La verdad es que colocarse a la altura de Dios es algo relativamente novedoso, pues hasta ahora los pequeños tiranos solo se animaban a reivindicar el origen divino de su mando, pero no a reclamar un lugar a la diestra del Todopoderoso, como ha hecho ayer Urtubey.

Para un apasionado de la lectura de los evangelistas, este estallido de soberbia es todavía más grave. Podemos leer en Lucas (12:5; Hebreos 10:31) que para un no creyente, el temor de Dios consiste en temer el juicio y la muerte eterna, que, como todos sabemos, comporta la separación eterna y definitiva de Dios.

Para un creyente, sin embargo, el temor de Dios tiene otro significado, llamémosle, más glorioso, que se encuentra resumido en otro brillante pasaje de las Escrituras (Hebreos 12:28-29) «Así que, recibiendo nosotros un reino inconmovible, tengamos gratitud, y mediante ella sirvamos a Dios agradándole con temor y reverencia; porque nuestro Dios es fuego consumidor».

Cualquiera se da cuenta que, al leer esto, Urtubey pudo haber interpretado, o bien que Dios es el enemigo de los bomberos y las mueblerías de la avenida San Martín o que sus directrices deben ser sometidas a la Secretaría de Defensa del Consumidor. Pero ante la duda, lo que está claro es que lo que verdaderamente sedujo al Gobernador del mensaje cristiano es aquello del «reino inconmovible». ¡Guau! ¡Qué fantástica idea!

Pero el temor de Dios, más que una magnífica idea para gobernar a pata suelta y sin límites de ninguna naturaleza, es un don del Espíritu Santo y, como tal, nuestro deber es cultivarlo y no negarlo como si fuese algo que se pueda dejar de lado como a un par de zapatillas que no nos gusta. Un don que nos previene de ofender a Dios, que nos ayuda a tener miedo de realizar nuestra propia debilidad, y a saber que con facilidad podemos caer en el pecado mortal, y así condenarnos. El que no teme a Dios se condena por sí solo.

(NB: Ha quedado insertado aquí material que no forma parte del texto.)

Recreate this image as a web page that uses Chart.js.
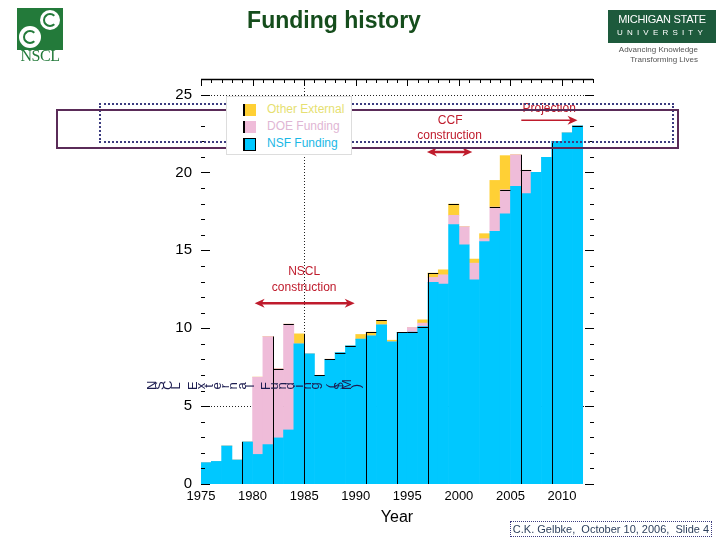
<!DOCTYPE html>
<html><head><meta charset="utf-8">
<script src="https://cdn.jsdelivr.net/npm/chart.js@4.4.0/dist/chart.umd.min.js"></script>
<style>
html,body{margin:0;padding:0;background:#fff;}
#wrap{position:relative;width:720px;height:540px;overflow:hidden;font-family:"Liberation Sans",Arial,sans-serif;}
canvas{position:absolute;left:0;top:0;}
.abs{position:absolute;}
#title{left:200px;width:268px;top:7px;text-align:center;font-weight:bold;font-size:23px;color:#154d1c;}
#nscl{left:17px;top:8px;width:46px;height:42px;background:#237a3a;}
.sw{position:absolute;border-radius:50%;background:#fff;}
.sw i{position:absolute;border-radius:50%;border:2px solid #237a3a;border-right-color:transparent;}
#nscltxt{left:14px;top:47px;width:52px;text-align:center;font-family:"Liberation Serif","DejaVu Serif",serif;font-size:16px;color:#237a3a;letter-spacing:-0.5px;}
#msu{left:608px;top:10px;width:108px;height:33px;background:#1d5a3c;color:#fff;text-align:center;}
#msu .l1{position:absolute;left:0;width:108px;top:3px;font-size:11px;letter-spacing:-0.3px;}
#msu .l2{position:absolute;left:0;width:108px;top:18px;font-size:8px;letter-spacing:4.2px;}
#adv{left:600px;top:45px;width:98px;text-align:right;font-size:8px;line-height:9.5px;color:#555;}
#legend{left:226px;top:96px;width:124px;height:57px;background:#fff;border:1px solid #ddd;}
.lr{position:absolute;left:16px;height:14px;font-size:12px;line-height:14px;}
.lr b{position:absolute;left:0;top:1px;width:11px;height:12px;border-left:2px solid #000;}
.lr span{position:absolute;left:24px;top:-1px;white-space:nowrap;}
#box1{left:99px;top:103px;width:571px;height:36px;border:2px dotted #3c3c80;}
#box2{left:56px;top:109px;width:619px;height:36px;border:2px solid #5a2b58;}
#ytitle{left:148px;top:376px;height:16px;white-space:nowrap;color:#1c1c50;}
#ytitle span{display:inline-block;width:8.15px;height:16px;text-align:center;font-size:13px;line-height:16px;transform:rotate(-90deg);}
#credit{left:510px;top:521px;width:200px;height:14px;border:1.5px dotted #3c3c80;font-size:11px;line-height:14px;color:#2c3f5c;text-align:center;white-space:nowrap;}
</style></head><body>
<div id="wrap">
<canvas id="c" width="720" height="540"></canvas>
<div id="title" class="abs">Funding history</div>
<div id="nscl" class="abs">
  <div class="sw" style="left:23px;top:2px;width:20px;height:20px;"><i style="left:3px;top:3px;width:10px;height:10px;"></i></div>
  <div class="sw" style="left:2px;top:18px;width:22px;height:22px;"><i style="left:4px;top:4px;width:10px;height:10px;"></i></div>
</div>
<div id="nscltxt" class="abs">NSCL</div>
<div id="msu" class="abs"><div class="l1">MICHIGAN STATE</div><div class="l2">UNIVERSITY</div></div>
<div id="adv" class="abs">Advancing Knowledge<br>Transforming Lives</div>
<div id="box1" class="abs"></div>
<div id="box2" class="abs"></div>
<div id="legend" class="abs"></div>
<div id="ytitle" class="abs"></div>
<div id="credit" class="abs">C.K. Gelbke,&nbsp; October 10, 2006,&nbsp; Slide 4</div>
</div>
<script>
// ---- data (M$ per fiscal year) ----
const years = [1975,1976,1977,1978,1979,1980,1981,1982,1983,1984,
               1985,1986,1987,1988,1989,1990,1991,1992,1993,1994,
               1995,1996,1997,1998,1999,2000,2001,2002,2003,2004,
               2005,2006,2007,2008,2009,2010,2011];
const nsfFunding = [1.37,1.45,2.44,1.54,2.7,1.9,2.53,2.96,3.47,9.0,
                    8.35,6.98,8.01,8.44,8.87,9.3,9.51,10.22,9.13,9.73,
                    9.75,10.11,12.94,12.83,16.65,15.36,13.11,15.57,16.22,17.35,
                    19.11,18.64,20.01,20.97,22.0,22.54,23.0];
const doeFunding = [0,0,0,0,0,4.96,6.94,4.45,6.79,0,
                    0,0,0,0,0,0,0,0,0,0,
                    0.30,0.22,0.32,0.6,0.6,1.16,1.07,0.18,1.56,1.54,
                    2.03,1.5,0,0,0,0,0];
const otherExternal = [0,0,0,0,0,0,0,0,0,0.64,
                       0,0,0,0,0,0.3,0.24,0.28,0.1,0,
                       0,0.21,0.28,0.32,0.72,0,0.26,0.32,1.71,2.19,
                       0,0,0,0,0,0,0];
// black outline marks found on some bar tops in the original
const outlineTops = [null,null,null,null,null,null,null,7.41,10.26,null,
                     null,6.98,8.01,8.44,8.87,null,9.75,10.5,null,9.73,
                     9.75,10.11,13.54,null,17.97,null,null,null,17.78,18.89,
                     null,20.14,null,null,null,null,23.0];
const outlineEdgeYears = [1979,1982,1985,1991,1994,1997,2006,2009];
const yTickLabels = [0,5,10,15,20,25];
const xTickLabels = [1975,1980,1985,1990,1995,2000,2005,2010];
const seriesNames = ['NSF Funding','DOE Funding','Other External'];
const seriesColors = ['#00c8ff','#efbcd9','#ffd035'];
const legendTextColors = ['#1ab8e6','#dfb6d4','#e6df72'];
const yTitle = 'NSCL External Funding ($M)';

// annotations (data coordinates)
const annotTexts = [
  {t:'NSCL', x:1985, y:13.62}, {t:'construction', x:1985, y:12.6},
  {t:'CCF', x:1999.15, y:23.3}, {t:'construction', x:1999.1, y:22.33},
  {t:'Projection', x:2008.75, y:24.08}
];
const annotArrows = [
  {x1:1980.2, x2:1989.9, y:11.61, both:true},
  {x1:1996.9, x2:2001.3, y:21.32, both:true},
  {x1:2006.05, x2:2011.5, y:23.35, both:false}
];

// ---- HTML legend & garbled axis title ----
const lg = document.getElementById('legend');
[2,1,0].forEach((si,k)=>{
  const r = document.createElement('div');
  r.className='lr'; r.style.top=(6+k*17)+'px';
  r.innerHTML='<b style="background:'+seriesColors[si]+(si===0?';border:1px solid #000;border-left:2px solid #000;width:10px;height:11px':'')+'"></b><span style="color:'+legendTextColors[si]+'">'+seriesNames[si]+'</span>';
  lg.appendChild(r);
});
const yt = document.getElementById('ytitle');
for (const ch of yTitle) { const s=document.createElement('span'); s.textContent = ch===' ' ? '\u00a0' : ch; yt.appendChild(s); }

// ---- chart ----
const mk = arr => arr.map((v,i)=>({x: years[i]+0.5, y: v}));
const decor = {
  id:'decor',
  beforeDatasetsDraw(chart){
    const {ctx, chartArea:a, scales:{x,y}} = chart;
    ctx.save();
    ctx.strokeStyle='#222'; ctx.lineWidth=1; ctx.setLineDash([1,2]);
    [5,25].forEach(v=>{const py=Math.round(y.getPixelForValue(v))+0.5; ctx.beginPath(); ctx.moveTo(a.left+10,py); ctx.lineTo(a.right-9,py); ctx.stroke();});
    [1985].forEach(v=>{const px=Math.round(x.getPixelForValue(v))+0.5; ctx.beginPath(); ctx.moveTo(px,a.top); ctx.lineTo(px,a.bottom); ctx.stroke();});
    ctx.restore();
  },
  afterDatasetsDraw(chart){
    const {ctx, chartArea:a, scales:{x,y}} = chart;
    const tot = years.map((_,i)=>nsfFunding[i]+doeFunding[i]+otherExternal[i]);
    ctx.save();
    ctx.strokeStyle='#000'; ctx.lineWidth=1;
    // outline marks
    outlineTops.forEach((v,i)=>{ if(v==null) return;
      const py=Math.round(y.getPixelForValue(v))+0.5;
      ctx.beginPath(); ctx.moveTo(x.getPixelForValue(years[i]),py); ctx.lineTo(x.getPixelForValue(years[i]+1),py); ctx.stroke(); });
    outlineEdgeYears.forEach(yr=>{ const i=years.indexOf(yr);
      const h=Math.max(tot[i], i>0?tot[i-1]:0);
      const px=Math.round(x.getPixelForValue(yr))+0.5;
      ctx.beginPath(); ctx.moveTo(px,y.getPixelForValue(0)); ctx.lineTo(px,y.getPixelForValue(h)); ctx.stroke(); });
    // top axis
    ctx.lineWidth=1.3;
    ctx.beginPath(); ctx.moveTo(a.left,a.top+0.5); ctx.lineTo(a.right,a.top+0.5); ctx.stroke();
    ctx.lineWidth=1;
    for(let yr=1975; yr<=2013; yr++){ const px=Math.round(x.getPixelForValue(yr))+0.5; const L= yr%5===0?7:4;
      ctx.beginPath(); ctx.moveTo(px,a.top); ctx.lineTo(px,a.top+L); ctx.stroke(); }
    // left / right ticks
    for(let v=0; v<=25; v++){ const py=Math.round(y.getPixelForValue(v))+0.5; const L=v%5===0?9:4;
      ctx.beginPath(); ctx.moveTo(a.left,py); ctx.lineTo(a.left+L,py); ctx.stroke();
      ctx.beginPath(); ctx.moveTo(a.right+1,py); ctx.lineTo(a.right+1-L,py); ctx.stroke(); }
    // annotations
    const red='#bf1b2c';
    ctx.fillStyle=red; ctx.strokeStyle=red; ctx.font='12px "Liberation Sans", Arial, sans-serif';
    ctx.textAlign='center'; ctx.textBaseline='middle';
    annotTexts.forEach(t=>ctx.fillText(t.t, x.getPixelForValue(t.x), y.getPixelForValue(t.y)));
    const head=(tx,ty,dir)=>{ ctx.beginPath(); ctx.moveTo(tx,ty); ctx.lineTo(tx-dir*10,ty-4.5); ctx.lineTo(tx-dir*7,ty); ctx.lineTo(tx-dir*10,ty+4.5); ctx.closePath(); ctx.fill(); };
    annotArrows.forEach(r=>{ const x1=x.getPixelForValue(r.x1), x2=x.getPixelForValue(r.x2), py=y.getPixelForValue(r.y);
      ctx.lineWidth= r.both?2.5:1.5;
      ctx.beginPath(); ctx.moveTo(r.both?x1+6:x1,py); ctx.lineTo(x2-6,py); ctx.stroke();
      head(x2,py,1); if(r.both) head(x1,py,-1); });
    ctx.restore();
  }
};

Chart.defaults.font.family = '"Liberation Sans", Arial, sans-serif';
new Chart(document.getElementById('c'), {
  type:'bar',
  data:{ datasets:[
    {label:seriesNames[0], data:mk(nsfFunding), backgroundColor:seriesColors[0]},
    {label:seriesNames[1], data:mk(doeFunding), backgroundColor:seriesColors[1]},
    {label:seriesNames[2], data:mk(otherExternal), backgroundColor:seriesColors[2]}
  ]},
  options:{
    responsive:false, animation:false, devicePixelRatio:1,
    barPercentage:1, categoryPercentage:1,
    layout:{padding:{left:0,right:127,top:79,bottom:0}},
    plugins:{legend:{display:false}, tooltip:{enabled:false}},
    scales:{
      x:{type:'linear', min:1975, max:2013, offset:false, stacked:true,
         grid:{display:false, drawTicks:false}, border:{display:false},
         ticks:{stepSize:5, includeBounds:false, autoSkip:false, maxRotation:0, color:'#000', font:{size:13}, padding:5,
                callback:v=> xTickLabels.includes(v) ? String(v) : ''},
         title:{display:true, text:'Year', color:'#000', font:{size:16}, padding:{top:0,bottom:12.4}},
         afterFit:s=>{s.height=56;}},
      y:{min:0, max:26, stacked:true,
         grid:{display:false, drawTicks:false}, border:{display:false},
         ticks:{stepSize:5, includeBounds:false, color:'#000', font:{size:15}, padding:9,
                callback:v=> yTickLabels.includes(v) ? String(v) : ''},
         afterFit:s=>{s.width=201;}}
    }
  },
  plugins:[decor]
});
</script>
</body></html>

San Agustín decía aquello de «ama y haz lo que quieras», pero por su propia experiencia de vida también escribió extensamente sobre la necesidad del temor como motivo para el arrepentimiento. Quien a Dios no teme, por lógica, no tiene motivos ni necesidad de arrepentirse y muy difícilmente pueda corregir sus acciones. Ahora sabemos por qué el Gobernador de Salta es un consumado especialista en esto de perseverar en el error.

El temor, según San Agustín lleva al dolor del corazón por el pecado: Compuctus corde non solet dici nisi stimulus peccatorum in dolore penitendi.

Si el señor Arzobispo no quiere quedar desairado y outdated como el Consejo de la Magistratura, pues ya debería ir enviando a su piadoso nuncio a Las Costas para salvar el alma de su oveja descarriada, que se encuentra en grave peligro. Y no desde ayer, precisamente.